In response to the findings, Stephen Whitehead, the leader of the research based pharmaceutical industry in the UK, said he is concerned that with the NHS spending less and less on the newest branded medicines we risk falling further behind Europe on patient healthcare outcomes.
The figures for England show that spending on the newest and most innovative branded medicines will rise by just 1.2 per cent annually over the next three years, which represents an actual decrease in real terms as total NHS spending is set to rise by approximately 2.5 per cent a year until 2015.1 For spending on all medicines, growth remains flat at 3.6 per cent – the same as the period for 2009-11 which was also 3.6 per cent.
The report also reveals that the NHS in England is actually projected to save £2.8bn from 2012 to 2015 as many medicines lose their patent exclusivity and can be prescribed much more cheaply as generics.
Commenting, Stephen Whitehead, Chief Executive of the ABPI, said:
"The latest research from the Office of Health Economics again confirms that spending on medicines is flat. Coupled with last week’s news that UK prices are amongst the lowest in Europe, it is abundantly clear that the NHS is getting a good deal from the pharmaceutical industry.

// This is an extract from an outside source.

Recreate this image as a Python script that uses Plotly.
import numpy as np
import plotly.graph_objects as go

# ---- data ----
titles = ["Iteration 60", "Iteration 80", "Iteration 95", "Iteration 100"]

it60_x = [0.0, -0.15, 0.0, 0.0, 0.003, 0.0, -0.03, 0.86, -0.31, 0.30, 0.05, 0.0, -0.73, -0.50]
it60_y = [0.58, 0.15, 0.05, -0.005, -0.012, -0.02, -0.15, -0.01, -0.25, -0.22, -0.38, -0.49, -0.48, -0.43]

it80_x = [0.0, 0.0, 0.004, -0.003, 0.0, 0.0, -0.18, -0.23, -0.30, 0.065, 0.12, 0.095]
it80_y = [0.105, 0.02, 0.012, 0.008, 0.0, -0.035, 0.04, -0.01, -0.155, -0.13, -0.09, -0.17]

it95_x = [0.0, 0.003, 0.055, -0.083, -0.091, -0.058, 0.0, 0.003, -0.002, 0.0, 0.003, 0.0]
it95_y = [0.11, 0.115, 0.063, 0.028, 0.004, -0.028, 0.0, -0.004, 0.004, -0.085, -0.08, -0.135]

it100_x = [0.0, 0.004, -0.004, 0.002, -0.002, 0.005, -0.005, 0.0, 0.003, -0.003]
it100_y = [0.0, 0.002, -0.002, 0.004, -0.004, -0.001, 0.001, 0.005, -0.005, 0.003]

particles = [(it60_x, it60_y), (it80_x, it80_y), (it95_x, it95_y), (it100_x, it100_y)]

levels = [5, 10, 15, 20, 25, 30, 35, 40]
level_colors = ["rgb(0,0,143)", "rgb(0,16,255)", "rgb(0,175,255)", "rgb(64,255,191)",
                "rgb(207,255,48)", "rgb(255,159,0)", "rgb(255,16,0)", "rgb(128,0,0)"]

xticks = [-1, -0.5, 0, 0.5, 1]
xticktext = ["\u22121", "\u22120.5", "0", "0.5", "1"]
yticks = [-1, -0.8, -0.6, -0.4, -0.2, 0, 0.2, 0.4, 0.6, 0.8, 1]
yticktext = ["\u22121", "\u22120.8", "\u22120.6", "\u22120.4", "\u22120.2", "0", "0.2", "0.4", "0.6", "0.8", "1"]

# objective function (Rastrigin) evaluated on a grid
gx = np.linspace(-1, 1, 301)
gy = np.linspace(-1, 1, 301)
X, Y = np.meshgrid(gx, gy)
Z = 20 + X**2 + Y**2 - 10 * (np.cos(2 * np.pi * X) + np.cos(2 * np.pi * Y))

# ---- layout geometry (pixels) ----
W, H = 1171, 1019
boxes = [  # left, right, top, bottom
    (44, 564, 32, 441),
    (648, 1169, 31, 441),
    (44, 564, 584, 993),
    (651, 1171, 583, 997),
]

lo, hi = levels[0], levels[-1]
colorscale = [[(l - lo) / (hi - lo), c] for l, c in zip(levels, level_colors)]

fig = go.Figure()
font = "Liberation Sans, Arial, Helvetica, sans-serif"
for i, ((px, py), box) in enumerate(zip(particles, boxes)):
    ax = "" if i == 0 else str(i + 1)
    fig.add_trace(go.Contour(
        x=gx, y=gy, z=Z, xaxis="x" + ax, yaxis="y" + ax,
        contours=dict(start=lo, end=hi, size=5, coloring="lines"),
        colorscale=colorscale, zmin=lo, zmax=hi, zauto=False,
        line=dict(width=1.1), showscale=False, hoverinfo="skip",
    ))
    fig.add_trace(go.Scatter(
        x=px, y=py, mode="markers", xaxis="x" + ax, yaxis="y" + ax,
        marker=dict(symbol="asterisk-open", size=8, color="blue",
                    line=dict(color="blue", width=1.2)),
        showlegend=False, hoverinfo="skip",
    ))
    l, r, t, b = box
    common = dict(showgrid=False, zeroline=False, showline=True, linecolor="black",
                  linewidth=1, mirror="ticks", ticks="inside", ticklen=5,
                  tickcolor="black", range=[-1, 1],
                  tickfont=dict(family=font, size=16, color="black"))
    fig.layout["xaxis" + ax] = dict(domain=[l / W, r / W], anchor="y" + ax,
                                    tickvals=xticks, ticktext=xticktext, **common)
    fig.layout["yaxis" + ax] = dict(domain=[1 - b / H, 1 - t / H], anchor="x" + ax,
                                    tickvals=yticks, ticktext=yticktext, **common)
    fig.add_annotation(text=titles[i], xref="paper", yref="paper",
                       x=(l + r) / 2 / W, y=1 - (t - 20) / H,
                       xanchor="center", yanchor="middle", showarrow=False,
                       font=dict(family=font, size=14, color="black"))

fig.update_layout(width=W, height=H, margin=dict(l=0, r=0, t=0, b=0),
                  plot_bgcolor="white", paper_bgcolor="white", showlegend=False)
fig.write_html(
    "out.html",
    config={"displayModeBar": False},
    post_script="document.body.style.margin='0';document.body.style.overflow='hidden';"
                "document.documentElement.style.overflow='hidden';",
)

"But the balance must be right, and I am concerned the NHS is spending less and less on the newest branded medicines. The NHS has the scope to invest in newer medicines because they are saving billions on medicines as treatments lose their patents. It is these new, advanced medicines which can often have the greatest impact on treating disease and which we need to ensure reach patients to bring us closer in to line with Europe on health outcomes.
"It is important we see medicines for what they are, not simply a cost, but an investment. An investment not only in the health of patients, but also an investment that reduces expensive hospital care, promotes medical research and spurs growth in the UK economy."